Congress slays the dragon!

After months of no action at all, the Senate last week finally got around to acting on a couple of housing bills that will have impact here.

If you recall, I reported on the two-headed dragon (August 25th post) of debt that a foreclosure had become. Not only did you have the foreclosure issue itself on your credit rating, but then the IRS when after you for taxes on the portion of the original debt that the bank had to forgive in order for you to do a short-sale or as part of the foreclosure. so, if you owned $200,000 to the bank and they ended up selling the place for $150,000 and "forgiving you" for the balance. the IRS treated the $50,000 difference as unearned income and taxed you on it. Talk about throwing salt in the wound.

Well our heroes, the hard working men and women of our elected Congress, have come to your rescue. After months of deliberation or whatever it is they do when they take months to pass a "no-brainer" piece of legislation, they have passed the Mortgage Forgiveness Debit Relief Act. That act prohibits the IRS from demanding income taxes from the already financially challenged ex-homeowner whose lender forgave a portion of the debt as part of the short sale or loan modification. The bank may still decide to come after you for the difference or turn it over to a collection company, but at least the IRS won't be joining in on the chorus of people hounding you.

That same bill also extended the deductions that you can take for PMI on your mortgage through the year 2010. That's good news too.

The same week the Senate also passed the FHA Modernization Act, which the House had passed earlier. That act ups the limits on FHA loans, although House and Senate still have to hash out a compromise on just how high that limit can go. right now the Senate version limits the upper end to $417,000, but the House used a floating limit that would allow houses in super expensive areas (read that California and Florida) could float up over $700,000. And to think we were happy locally when the limits went up near $300,000.

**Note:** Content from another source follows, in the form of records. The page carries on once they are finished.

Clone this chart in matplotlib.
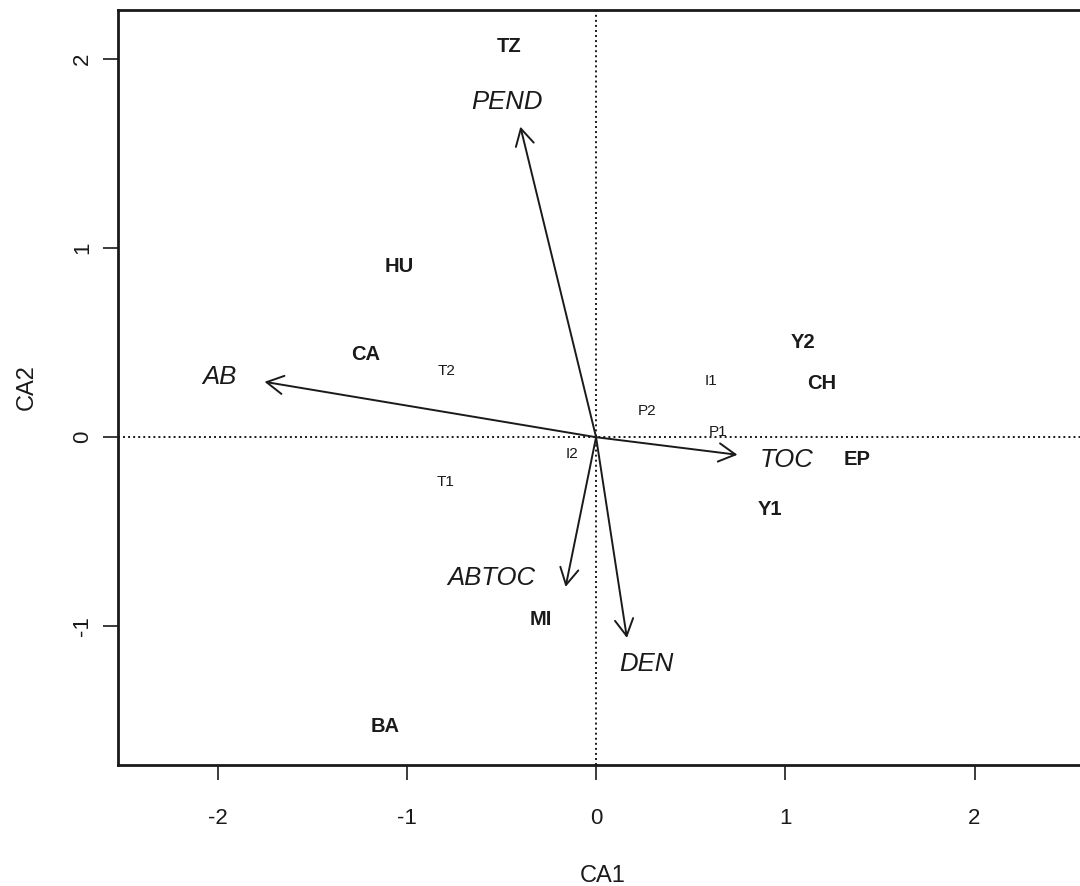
import matplotlib
matplotlib.use("Agg")
import matplotlib.pyplot as plt
from matplotlib.patches import FancyArrowPatch

plt.rcParams["font.family"] = ["Liberation Sans", "DejaVu Sans"]

# Site scores (bold labels)
sites = ["TZ", "HU", "CA", "Y2", "CH", "EP", "Y1", "MI", "BA"]
site_x = [-0.457, -1.038, -1.218, 1.096, 1.192, 1.382, 0.918, -0.294, -1.116]
site_y = [2.066, 0.905, 0.440, 0.499, 0.282, -0.120, -0.380, -0.962, -1.528]

# Treatment scores (small plain labels)
treats = ["T2", "P2", "I1", "P1", "I2", "T1"]
treat_x = [-0.79, 0.267, 0.605, 0.642, -0.125, -0.796]
treat_y = [0.351, 0.139, 0.298, 0.028, -0.088, -0.237]

# Environmental vectors: arrow tips and label positions
env = ["AB", "PEND", "TOC", "ABTOC", "DEN"]
env_x = [-1.752, -0.40, 0.747, -0.161, 0.163]
env_y = [0.293, 1.643, -0.093, -0.792, -1.062]
env_lab_x = [-1.99, -0.473, 1.005, -0.553, 0.267]
env_lab_y = [0.318, 1.774, -0.120, -0.744, -1.202]

x_ticks = [-2, -1, 0, 1, 2]
y_ticks = [-1, 0, 1, 2]

ink = "#1a1a1a"

fig = plt.figure(figsize=(10.8, 8.86), dpi=100)
ax = fig.add_axes([0.1093, 0.1366, 0.8982, 0.8521])
ax.set_xlim(-2.526, 2.6)
ax.set_ylim(-1.734, 2.26)

# dotted reference lines through the origin
ax.axhline(0, color=ink, lw=1.4, ls=(0, (1, 1.6)), zorder=1)
ax.axvline(0, color=ink, lw=1.4, ls=(0, (1, 1.6)), zorder=1)

for name, x, y, lx, ly in zip(env, env_x, env_y, env_lab_x, env_lab_y):
    arr = FancyArrowPatch((0, 0), (x, y), arrowstyle="->, head_length=0.6, head_width=0.33",
                          mutation_scale=20, lw=1.4, color=ink, shrinkA=0, shrinkB=0, zorder=3)
    ax.add_patch(arr)
    ax.text(lx, ly, name, fontsize=18.5, style="italic", color=ink,
            ha="center", va="center")

for name, x, y in zip(sites, site_x, site_y):
    ax.text(x, y, name, fontsize=14.5, fontweight="bold", color=ink,
            ha="center", va="center")

for name, x, y in zip(treats, treat_x, treat_y):
    ax.text(x, y, name, fontsize=11, color=ink, ha="center", va="center")

ax.set_xticks(x_ticks)
ax.set_xticklabels([str(v) for v in x_ticks])
ax.set_yticks(y_ticks)
ax.set_yticklabels([str(v) for v in y_ticks], rotation=90, va="center")
ax.tick_params(axis="both", direction="out", length=11, width=1.2, color=ink,
               labelsize=16, labelcolor=ink)
ax.tick_params(axis="x", pad=20)
ax.tick_params(axis="y", pad=7)
ax.set_xlabel("CA1", fontsize=17, color=ink, labelpad=26)
ax.set_ylabel("CA2", fontsize=17, color=ink, labelpad=25)

for side in ["left", "bottom", "top"]:
    ax.spines[side].set_linewidth(2)
    ax.spines[side].set_color(ink)
ax.spines["right"].set_visible(False)

fig.savefig("out.png", dpi=100)
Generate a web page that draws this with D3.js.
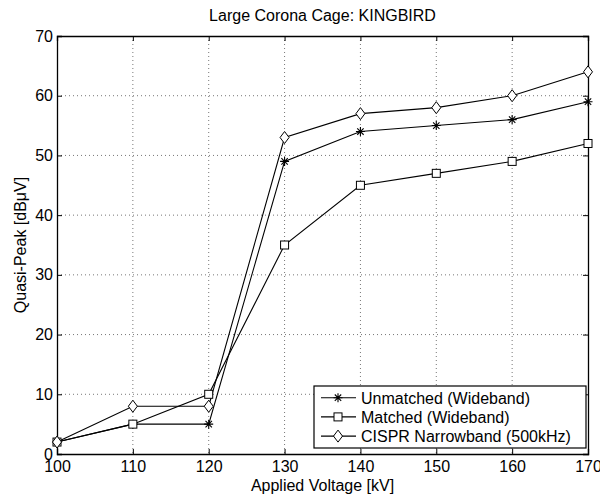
<!DOCTYPE html>
<html>
<head>
<meta charset="utf-8">
<script src="https://cdn.jsdelivr.net/npm/d3@7"></script>
<style>
  body { margin: 0; background: #fff; }
  text { font-family: "Liberation Sans", Arial, sans-serif; fill: #000; }
</style>
</head>
<body>
<div id="chart"></div>
<script>
const w = 600;
const h = 495;

// data
const voltages = [100, 110, 120, 130, 140, 150, 160, 170];
const unmatched = [2, 5, 5, 49, 54, 55, 56, 59];
const matched = [2, 5, 10, 35, 45, 47, 49, 52];
const cispr = [2, 8, 8, 53, 57, 58, 60, 64];
const seriesNames = ["Unmatched (Wideband)", "Matched (Wideband)", "CISPR Narrowband (500kHz)"];
const seriesMarkers = ["star", "square", "diamond"];
const yTicks = [0, 10, 20, 30, 40, 50, 60, 70];

const margin = { top: 36, right: 12, bottom: 41, left: 57 };
const iw = w - margin.left - margin.right;
const ih = h - margin.top - margin.bottom;

const svg = d3.select("#chart").append("svg").attr("width", w).attr("height", h);

const x = d3.scaleLinear().domain([100, 170]).range([0, iw]);
const y = d3.scaleLinear().domain([0, 70]).range([ih, 0]);

const g = svg.append("g").attr("transform", "translate(" + margin.left + "," + margin.top + ")");

//grid
g.append("g").selectAll("line")
    .data(voltages.slice(1, -1))
    .enter().append("line")
    .attr("x1", d => x(d)).attr("x2", d => x(d))
    .attr("y1", 0).attr("y2", ih)
    .attr("stroke", "#777").attr("stroke-width", 1)
    .attr("stroke-dasharray", "1,3");

g.append("g").selectAll("line")
    .data(yTicks.slice(1, -1))
    .enter().append("line")
    .attr("y1", d => y(d)).attr("y2", d => y(d))
    .attr("x1", 0).attr("x2", iw)
    .attr("stroke", "#777").attr("stroke-width", 1)
    .attr("stroke-dasharray", "1,3");

//axes (ticks inward, box on)
const xAxis = g.append("g").attr("transform", "translate(0," + ih + ")")
    .call(d3.axisBottom(x).tickValues(voltages).tickSize(-5).tickPadding(7).tickFormat(d3.format("d")));
const xTop = g.append("g")
    .call(d3.axisTop(x).tickValues(voltages).tickSize(-5).tickFormat(""));
const yAxis = g.append("g")
    .call(d3.axisLeft(y).tickValues(yTicks).tickSize(-5).tickPadding(4).tickFormat(d3.format("d")));
const yRight = g.append("g").attr("transform", "translate(" + iw + ",0)")
    .call(d3.axisRight(y).tickValues(yTicks).tickSize(-5).tickFormat(""));

[xAxis, xTop, yAxis, yRight].forEach(a => {
    a.select(".domain").attr("stroke", "#000").attr("stroke-width", 1.3);
    a.selectAll(".tick line").attr("stroke", "#000");
    a.selectAll("text").style("font-size", "16px").attr("fill", "#000");
});

//lines
const line = d3.line().x((d, i) => x(voltages[i])).y(d => y(d));
const allSeries = [unmatched, matched, cispr];

function drawMarker(sel, type) {
    if (type === "star") {
        const p = "M-4.5,0L4.5,0M0,-4.5L0,4.5M-3.2,-3.2L3.2,3.2M-3.2,3.2L3.2,-3.2";
        sel.append("path").attr("d", p).attr("stroke", "#000").attr("stroke-width", 1.1).attr("fill", "none");
    } else if (type === "square") {
        sel.append("rect").attr("x", -4).attr("y", -4).attr("width", 8).attr("height", 8)
            .attr("fill", "#fff").attr("stroke", "#000").attr("stroke-width", 1);
    } else {
        sel.append("path").attr("d", "M0,-6L4.5,0L0,6L-4.5,0Z")
            .attr("fill", "#fff").attr("stroke", "#000").attr("stroke-width", 1);
    }
}

allSeries.forEach((s, k) => {
    g.append("path").datum(s)
        .attr("d", line)
        .attr("fill", "none").attr("stroke", "#000").attr("stroke-width", 1.1);
});

allSeries.forEach((s, k) => {
    s.forEach((v, i) => {
        const m = g.append("g").attr("transform", "translate(" + x(voltages[i]) + "," + y(v) + ")");
        drawMarker(m, seriesMarkers[k]);
    });
});

//legend
const lg = svg.append("g").attr("transform", "translate(314,386)");
lg.append("rect").attr("width", 272).attr("height", 62)
    .attr("fill", "#fff").attr("stroke", "#000").attr("stroke-width", 1.2);
seriesNames.forEach((name, k) => {
    const row = lg.append("g").attr("transform", "translate(0," + (11.7 + k * 19.2) + ")");
    row.append("line").attr("x1", 7).attr("x2", 42).attr("y1", 0).attr("y2", 0)
        .attr("stroke", "#000").attr("stroke-width", 1.1);
    drawMarker(row.append("g").attr("transform", "translate(24,0)"), seriesMarkers[k]);
    row.append("text").attr("x", 47).attr("y", 5.8).style("font-size", "16px").text(name);
});

//title and labels
svg.append("text").attr("x", margin.left + iw / 2).attr("y", 21)
    .attr("text-anchor", "middle").style("font-size", "16px")
    .text("Large Corona Cage: KINGBIRD");

svg.append("text").attr("x", margin.left + iw / 2).attr("y", 491)
    .attr("text-anchor", "middle").style("font-size", "16px")
    .text("Applied Voltage [kV]");

svg.append("text")
    .attr("transform", "translate(26," + (margin.top + ih / 2) + ") rotate(-90)")
    .attr("text-anchor", "middle").style("font-size", "16px")
    .text("Quasi-Peak [dBμV]");
</script>
</body>
</html>
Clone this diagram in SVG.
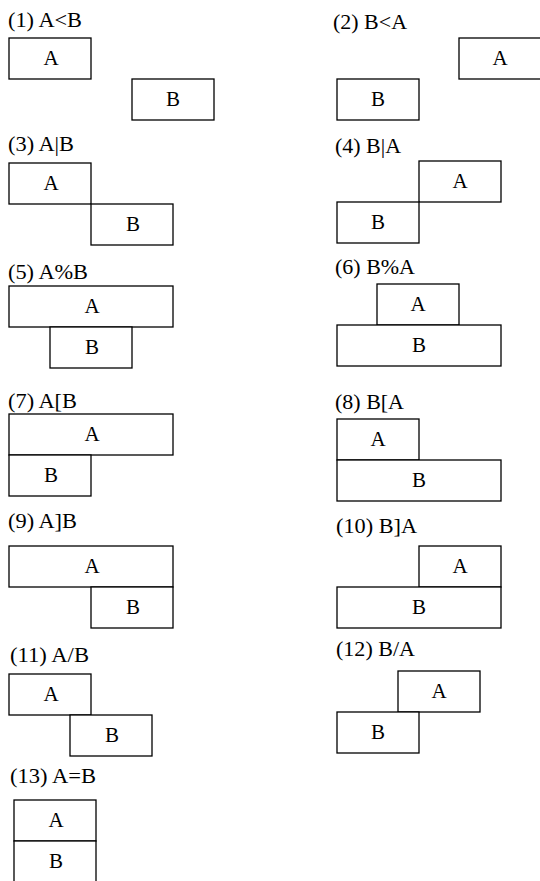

I'm sure that there are more bills bubbling through the Congressional process to deal with the foreclosure issue. I think that they've got something cooking on the ARM reset issue that will go beyond President Bush's jawboning of the industry. Just like when they sprang into action to require the labels on lawn mowers that you shouldn't put your hand under the mower while it is running, Congress will save us from ourselves again.